First, load the data into tensors for training with a PyTorch model (assisted by fastai)

In [2]:
##. Get the raw data, MNIST 3's and 7's
path = untar_data(URLs.MNIST_SAMPLE)

##. Get the path names for all of the images files
threes = (path/'train'/'3').ls().sorted()
sevens = (path/'train'/'7').ls().sorted()

##. Load all of the images in as tensors
seven_tensors = [tensor(Image.open(o)) for o in sevens] 
three_tensors = [tensor(Image.open(o)) for o in threes] 

##. Stack the tensors, and normalize entries to values between 0 and 1
stacked_sevens = torch.stack(seven_tensors).float()/255
stacked_threes = torch.stack(three_tensors).float()/255

##. Compute the mean of each digit for validation against baseline
mean3 = stacked_threes.mean(0)
mean7 = stacked_sevens.mean(0)

##. Select a couple arbitrary digits for illustration
a_3 = stacked_threes[21]
a_7 = stacked_sevens[33]

##. Prepare the validation data (normalize it like the training data)
valid_3_tens = torch.stack([tensor(Image.open(o)) for o in (path/'valid'/'3').ls()])
valid_3_tens = valid_3_tens.float()/255

valid_7_tens = torch.stack([tensor(Image.open(o)) for o in (path/'valid'/'7').ls()]) 
valid_7_tens = valid_7_tens.float()/255

## Preparing the training data for the model

In [3]:
##. Concatenate the training data into a single tensor
##. and reshape (using .view) it into a rank-2 tensor
train_x = torch.cat([stacked_threes, stacked_sevens]).view(-1,28*28)

##. Assign the target values 1: three, 0:seven
##. Then, reshape it as a column vector (using unsqueeze)
train_y = tensor([1]*len(threes)+[0]*len(sevens)).unsqueeze(1)

##. Prepare the data to be used with `Dataset` in PyTorch
dset = list(zip(train_x, train_y))
##. Initialize x and y values
x,y = dset[0]

## Praparing the validation data for the model

In [4]:
##. Concatenate the validation data into a single tensor
##. and reshape (using .view) it into a rank-2 tensor
valid_x = torch.cat([valid_3_tens, valid_7_tens]).view(-1,28*28)

##. Assign the target values 1: three, 0:seven
##. Then, reshape it as a column vector (using unsqueeze)
valid_y = tensor([1]*len(valid_3_tens)+[0]*len(valid_7_tens)).unsqueeze(1)

##. Prepare the data to be used with `Dataset` in PyTorch
valid_dset = list(zip(valid_x, valid_y))

## Initializing the model
The model needs an initial set of weights and a bias.

In [5]:
def init_params(size, std=1.0):
    ##. Initialize parameters with random values, and make sure the tensor
    ##. is prepped for computing the gradient at the point
    return (torch.randn(size)*std).requires_grad_()

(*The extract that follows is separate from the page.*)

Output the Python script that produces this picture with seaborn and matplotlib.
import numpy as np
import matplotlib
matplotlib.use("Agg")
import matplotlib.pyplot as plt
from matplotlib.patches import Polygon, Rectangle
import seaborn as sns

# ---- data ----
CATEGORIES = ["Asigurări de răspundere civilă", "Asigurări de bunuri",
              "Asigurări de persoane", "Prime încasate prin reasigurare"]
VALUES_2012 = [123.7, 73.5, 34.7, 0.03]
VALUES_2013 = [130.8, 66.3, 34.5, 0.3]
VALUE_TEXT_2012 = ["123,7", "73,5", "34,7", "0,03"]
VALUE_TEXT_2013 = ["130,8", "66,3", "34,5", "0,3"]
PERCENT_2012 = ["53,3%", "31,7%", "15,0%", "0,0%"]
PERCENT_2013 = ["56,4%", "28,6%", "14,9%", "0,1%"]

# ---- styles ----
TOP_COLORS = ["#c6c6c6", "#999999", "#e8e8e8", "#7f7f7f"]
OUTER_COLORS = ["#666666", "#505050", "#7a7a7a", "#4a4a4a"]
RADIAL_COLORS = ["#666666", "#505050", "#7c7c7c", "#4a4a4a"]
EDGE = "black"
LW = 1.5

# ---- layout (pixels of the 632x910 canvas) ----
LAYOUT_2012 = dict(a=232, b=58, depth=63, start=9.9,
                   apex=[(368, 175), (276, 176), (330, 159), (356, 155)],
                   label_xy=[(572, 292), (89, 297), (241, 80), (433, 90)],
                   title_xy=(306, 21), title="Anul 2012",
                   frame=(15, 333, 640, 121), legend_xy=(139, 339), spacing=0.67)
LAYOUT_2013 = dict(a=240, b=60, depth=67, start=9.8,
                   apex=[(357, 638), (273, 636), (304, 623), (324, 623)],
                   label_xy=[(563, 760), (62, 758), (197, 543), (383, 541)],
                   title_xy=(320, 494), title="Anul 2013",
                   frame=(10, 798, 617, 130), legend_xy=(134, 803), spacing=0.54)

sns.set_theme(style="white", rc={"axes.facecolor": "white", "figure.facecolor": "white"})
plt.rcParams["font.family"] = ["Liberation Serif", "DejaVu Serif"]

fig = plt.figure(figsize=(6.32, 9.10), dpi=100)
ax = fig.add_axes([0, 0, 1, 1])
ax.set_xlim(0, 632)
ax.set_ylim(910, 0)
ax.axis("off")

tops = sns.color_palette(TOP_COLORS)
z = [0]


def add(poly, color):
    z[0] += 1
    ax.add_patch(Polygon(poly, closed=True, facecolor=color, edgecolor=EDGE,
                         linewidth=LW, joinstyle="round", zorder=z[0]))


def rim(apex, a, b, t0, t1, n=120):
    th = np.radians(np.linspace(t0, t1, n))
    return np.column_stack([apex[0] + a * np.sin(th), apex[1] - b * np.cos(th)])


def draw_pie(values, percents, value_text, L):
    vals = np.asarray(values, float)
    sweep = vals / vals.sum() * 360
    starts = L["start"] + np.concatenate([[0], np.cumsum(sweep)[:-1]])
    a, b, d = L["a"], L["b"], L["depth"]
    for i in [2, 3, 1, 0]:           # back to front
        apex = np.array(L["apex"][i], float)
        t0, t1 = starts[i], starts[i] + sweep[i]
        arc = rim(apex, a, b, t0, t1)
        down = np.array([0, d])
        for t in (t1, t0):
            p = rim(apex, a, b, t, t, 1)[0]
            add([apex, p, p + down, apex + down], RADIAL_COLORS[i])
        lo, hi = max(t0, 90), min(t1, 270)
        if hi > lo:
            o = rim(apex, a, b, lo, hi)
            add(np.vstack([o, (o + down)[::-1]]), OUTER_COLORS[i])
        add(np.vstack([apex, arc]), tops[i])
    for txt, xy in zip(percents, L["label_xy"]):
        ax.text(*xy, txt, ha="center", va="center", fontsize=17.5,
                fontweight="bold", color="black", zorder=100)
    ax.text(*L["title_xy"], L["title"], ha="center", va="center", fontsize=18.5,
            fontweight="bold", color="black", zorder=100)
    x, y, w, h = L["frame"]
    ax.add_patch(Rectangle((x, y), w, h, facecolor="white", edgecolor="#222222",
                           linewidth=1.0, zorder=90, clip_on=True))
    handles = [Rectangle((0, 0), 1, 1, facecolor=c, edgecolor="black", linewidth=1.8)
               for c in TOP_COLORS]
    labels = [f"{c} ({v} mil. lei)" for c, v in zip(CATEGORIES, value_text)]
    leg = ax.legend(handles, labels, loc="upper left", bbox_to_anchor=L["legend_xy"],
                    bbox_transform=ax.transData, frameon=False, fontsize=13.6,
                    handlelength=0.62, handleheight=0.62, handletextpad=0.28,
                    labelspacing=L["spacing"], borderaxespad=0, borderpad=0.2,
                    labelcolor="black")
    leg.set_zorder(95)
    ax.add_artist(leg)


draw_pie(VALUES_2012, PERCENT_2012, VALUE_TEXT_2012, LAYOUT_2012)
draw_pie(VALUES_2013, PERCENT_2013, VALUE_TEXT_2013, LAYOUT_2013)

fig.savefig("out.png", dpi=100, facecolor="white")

##. Initialize the model weights and bias
weights = init_params((28*28,1))
bias = init_params(1)

##. Make a function for computing the predictions as y=Wx+b
def linear1(xb): 
    return xb@weights + bias

### Defining a loss function and an activation function

#### First attempt loss function
As a first attempt, we can define a loss function that just measures the distance from the predictions and the targets by looking at the predictions for each training example and scoring it as 1 (incorrect) or 0 (correct), then taking the average of those scores.

In [6]:
def mnist_loss(predictions, targets):
    easy_loss = torch.where(targets==1, 1-predictions, predictions).mean()
    return easy_loss

This is great, but its super simple and doesn't ensure that out predictions will lie between 0 and 1, which we definitely want since we are doing a binary classification.

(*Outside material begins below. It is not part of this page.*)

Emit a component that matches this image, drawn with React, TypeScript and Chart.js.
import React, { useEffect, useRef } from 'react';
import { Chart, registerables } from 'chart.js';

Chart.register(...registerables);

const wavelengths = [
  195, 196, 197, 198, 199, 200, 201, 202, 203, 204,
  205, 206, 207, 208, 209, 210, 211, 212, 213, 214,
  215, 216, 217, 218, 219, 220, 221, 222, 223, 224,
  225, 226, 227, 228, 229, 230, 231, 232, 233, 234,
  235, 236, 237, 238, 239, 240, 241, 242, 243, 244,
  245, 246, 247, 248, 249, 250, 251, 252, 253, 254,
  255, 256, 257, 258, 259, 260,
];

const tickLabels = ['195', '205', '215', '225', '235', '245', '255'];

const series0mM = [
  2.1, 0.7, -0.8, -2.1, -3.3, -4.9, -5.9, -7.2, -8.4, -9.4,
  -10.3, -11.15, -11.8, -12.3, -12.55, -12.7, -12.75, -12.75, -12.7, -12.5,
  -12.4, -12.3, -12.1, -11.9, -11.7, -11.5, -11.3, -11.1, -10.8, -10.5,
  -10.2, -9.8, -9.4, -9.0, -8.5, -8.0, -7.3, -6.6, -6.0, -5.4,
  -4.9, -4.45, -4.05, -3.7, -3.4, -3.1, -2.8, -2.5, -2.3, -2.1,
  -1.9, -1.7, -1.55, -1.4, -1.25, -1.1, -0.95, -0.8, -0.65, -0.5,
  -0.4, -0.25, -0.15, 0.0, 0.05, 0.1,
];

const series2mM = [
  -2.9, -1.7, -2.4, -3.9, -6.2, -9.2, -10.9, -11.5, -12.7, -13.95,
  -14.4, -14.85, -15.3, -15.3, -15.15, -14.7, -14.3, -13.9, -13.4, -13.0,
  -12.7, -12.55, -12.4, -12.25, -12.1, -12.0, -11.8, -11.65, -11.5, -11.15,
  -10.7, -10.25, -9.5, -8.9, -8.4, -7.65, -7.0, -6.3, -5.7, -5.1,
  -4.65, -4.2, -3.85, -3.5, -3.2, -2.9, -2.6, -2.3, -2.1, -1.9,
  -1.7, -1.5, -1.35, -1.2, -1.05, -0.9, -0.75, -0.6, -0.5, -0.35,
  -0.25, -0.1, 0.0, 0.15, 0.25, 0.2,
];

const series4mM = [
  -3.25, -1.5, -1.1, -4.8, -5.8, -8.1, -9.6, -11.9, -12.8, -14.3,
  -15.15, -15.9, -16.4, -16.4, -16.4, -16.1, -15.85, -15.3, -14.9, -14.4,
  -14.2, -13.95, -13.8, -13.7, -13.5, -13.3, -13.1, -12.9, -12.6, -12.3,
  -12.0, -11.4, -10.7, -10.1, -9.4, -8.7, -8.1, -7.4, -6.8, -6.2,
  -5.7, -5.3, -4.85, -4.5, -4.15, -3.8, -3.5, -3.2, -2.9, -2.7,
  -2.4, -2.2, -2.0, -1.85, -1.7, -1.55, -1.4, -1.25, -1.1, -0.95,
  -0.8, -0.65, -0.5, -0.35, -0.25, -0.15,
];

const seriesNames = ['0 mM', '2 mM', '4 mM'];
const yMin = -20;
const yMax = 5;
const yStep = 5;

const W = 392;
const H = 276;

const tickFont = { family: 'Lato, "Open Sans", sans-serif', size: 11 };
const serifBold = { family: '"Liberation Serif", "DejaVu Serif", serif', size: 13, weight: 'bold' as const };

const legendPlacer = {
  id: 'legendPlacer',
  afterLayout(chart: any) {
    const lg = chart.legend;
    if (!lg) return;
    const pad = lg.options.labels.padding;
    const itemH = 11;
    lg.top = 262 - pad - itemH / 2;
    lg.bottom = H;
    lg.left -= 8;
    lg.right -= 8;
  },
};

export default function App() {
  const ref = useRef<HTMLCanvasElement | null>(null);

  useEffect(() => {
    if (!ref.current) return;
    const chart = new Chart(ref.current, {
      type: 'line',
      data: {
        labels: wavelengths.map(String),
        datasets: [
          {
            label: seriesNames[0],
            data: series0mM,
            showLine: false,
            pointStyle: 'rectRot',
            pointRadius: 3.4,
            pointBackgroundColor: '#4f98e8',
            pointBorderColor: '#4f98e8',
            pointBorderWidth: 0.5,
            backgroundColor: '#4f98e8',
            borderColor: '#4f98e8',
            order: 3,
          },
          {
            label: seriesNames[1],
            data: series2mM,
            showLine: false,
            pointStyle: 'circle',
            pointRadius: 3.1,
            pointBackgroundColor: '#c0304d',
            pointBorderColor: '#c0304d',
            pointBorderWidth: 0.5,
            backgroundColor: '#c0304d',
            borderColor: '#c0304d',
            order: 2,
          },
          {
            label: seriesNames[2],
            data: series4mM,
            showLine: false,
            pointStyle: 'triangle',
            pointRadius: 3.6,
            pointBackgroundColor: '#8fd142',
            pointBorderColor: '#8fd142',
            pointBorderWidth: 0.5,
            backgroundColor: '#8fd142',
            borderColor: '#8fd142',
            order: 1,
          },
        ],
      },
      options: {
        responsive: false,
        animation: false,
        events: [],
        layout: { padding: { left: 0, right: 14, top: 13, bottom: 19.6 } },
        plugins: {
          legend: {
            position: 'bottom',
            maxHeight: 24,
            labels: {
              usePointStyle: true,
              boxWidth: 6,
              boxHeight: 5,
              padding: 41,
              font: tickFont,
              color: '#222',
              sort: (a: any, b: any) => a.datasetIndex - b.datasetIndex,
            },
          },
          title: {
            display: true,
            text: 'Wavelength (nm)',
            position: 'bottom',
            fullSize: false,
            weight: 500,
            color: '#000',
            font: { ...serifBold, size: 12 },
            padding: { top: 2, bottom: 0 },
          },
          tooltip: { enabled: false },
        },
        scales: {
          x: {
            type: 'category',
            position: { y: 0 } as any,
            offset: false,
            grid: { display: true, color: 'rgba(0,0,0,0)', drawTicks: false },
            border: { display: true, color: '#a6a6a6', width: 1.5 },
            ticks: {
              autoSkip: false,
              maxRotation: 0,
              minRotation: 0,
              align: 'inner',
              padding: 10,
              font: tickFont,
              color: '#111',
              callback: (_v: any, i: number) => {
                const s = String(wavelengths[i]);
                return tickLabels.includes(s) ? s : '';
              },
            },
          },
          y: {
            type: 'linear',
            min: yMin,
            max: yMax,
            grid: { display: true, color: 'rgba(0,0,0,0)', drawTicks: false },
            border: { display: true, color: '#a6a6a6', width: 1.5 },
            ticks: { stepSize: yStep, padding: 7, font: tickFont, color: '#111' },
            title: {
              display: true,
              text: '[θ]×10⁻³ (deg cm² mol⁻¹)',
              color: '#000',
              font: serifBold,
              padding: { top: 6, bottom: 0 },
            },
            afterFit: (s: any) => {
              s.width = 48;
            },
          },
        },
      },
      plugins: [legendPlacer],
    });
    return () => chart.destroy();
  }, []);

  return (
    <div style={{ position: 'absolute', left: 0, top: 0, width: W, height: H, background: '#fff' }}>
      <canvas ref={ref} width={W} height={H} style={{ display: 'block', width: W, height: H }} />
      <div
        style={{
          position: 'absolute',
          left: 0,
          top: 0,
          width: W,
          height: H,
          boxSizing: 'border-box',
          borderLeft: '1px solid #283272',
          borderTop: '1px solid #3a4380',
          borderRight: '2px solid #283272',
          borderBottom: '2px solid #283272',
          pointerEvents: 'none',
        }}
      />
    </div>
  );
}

#### A second attempt... adding an activation function

We can add the the classic sigmoid activation function to our loss function to ensure values are in the range 0 to 1.

In [7]:
def sigmoid(x): 
    return 1/(1+torch.exp(-x))

def mnist_loss(predictions, targets):
    predictions = predictions.sigmoid()
    easy_loss_with_sigmoid = torch.where(targets==1, 1-predictions, predictions).mean()
    return easy_loss_with_sigmoid

Building, training, updating...

In [8]:
##. Create a DataLoader from the training Dataset
dl = DataLoader(dset, batch_size=256)
##. Load a batch of training data
xb, yb = first(dl)

##. Create a DataLoader from the validation Dataset
valid_dl = DataLoader(valid_dset, batch_size=256)

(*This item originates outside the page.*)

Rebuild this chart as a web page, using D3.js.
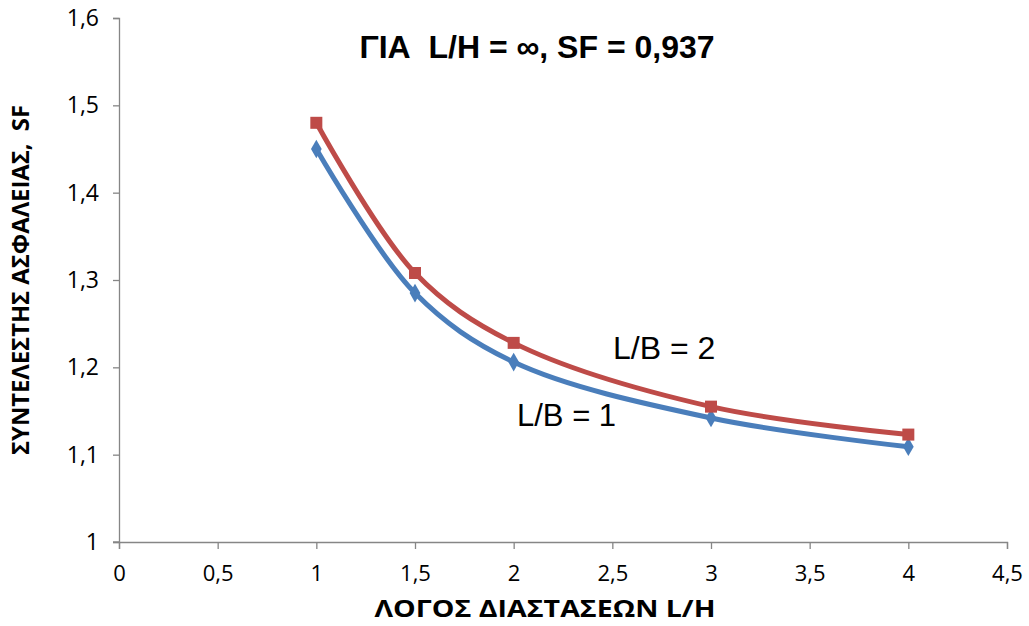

##. Grab a batch for testing
batch = train_x[:10]

##. Make predictions on the test batch
preds = linear1(batch)
preds

tensor([[ 3.4007],
        [-5.7881],
        [ 9.2380],
        [12.7564],
        [ 2.6253],
        [12.2671],
        [-7.5896],
        [12.7323],
        [ 7.1000],
        [14.6207]], grad_fn=<AddBackward0>)

In [9]:
##. Define a function to compute the gradient
def calc_grad(xb, yb, model):
    ##. Compute the prediction using the current model
    preds = model(xb)
    ##. Compute the loss of the current predictions
    loss = mnist_loss(preds, yb) 
    ##. Backpropagate the gradient of the loss at the current inputs
    loss.backward()

##. Define a function that perfoms an epoch of training to update weights and bias
def train_epoch(model, lr, params): 
    ##.  For every batch of data in the DataLoader
    for xb,yb in dl:
        ##. Compute the gradient of loss the current model at that batch of inputs
        calc_grad(xb, yb, model) 
        for p in params:
            ##. Update the parameteres in the direction of the gradient
            ##. scalled by the learning rate
            p.data -= p.grad*lr
            ##. Reset the gradient to zero for the next batch
            p.grad.zero_()

##. Define a function that calculates the accuracy on a batch
def batch_accuracy(xb, yb):
    preds = xb.sigmoid()
    correct = (preds>0.5) == yb 
    return correct.float().mean()

def validate_epoch(model):
    accs = [batch_accuracy(model(xb), yb) for xb,yb in valid_dl] 
    return round(torch.stack(accs).mean().item(), 4)

In [10]:
batch_accuracy(linear1(batch), train_y[:10])

tensor(0.8000)

In [11]:
validate_epoch(linear1)

0.3755

In [20]:
##. Initialize the model parameters to random weights and bias
weights = init_params((28*28,1))
bias = init_params(1)
params = weights, bias

##. Define the learning rate
lr = 1

##. Iterate over several training eopchs
for i in range(1, 301):
    train_epoch(linear1, lr, params) 
    if i%30 ==0:
        print(f'Accuracy after {i} epochs: {validate_epoch(linear1)}')

Accuracy after 30 epochs: 0.9789
Accuracy after 60 epochs: 0.9828
Accuracy after 90 epochs: 0.9838
Accuracy after 120 epochs: 0.9838
Accuracy after 150 epochs: 0.9848
Accuracy after 180 epochs: 0.9857
Accuracy after 210 epochs: 0.9862
Accuracy after 240 epochs: 0.9858
Accuracy after 270 epochs: 0.9858
Accuracy after 300 epochs: 0.9858


Neat... but i don't need to do this from scratch every time.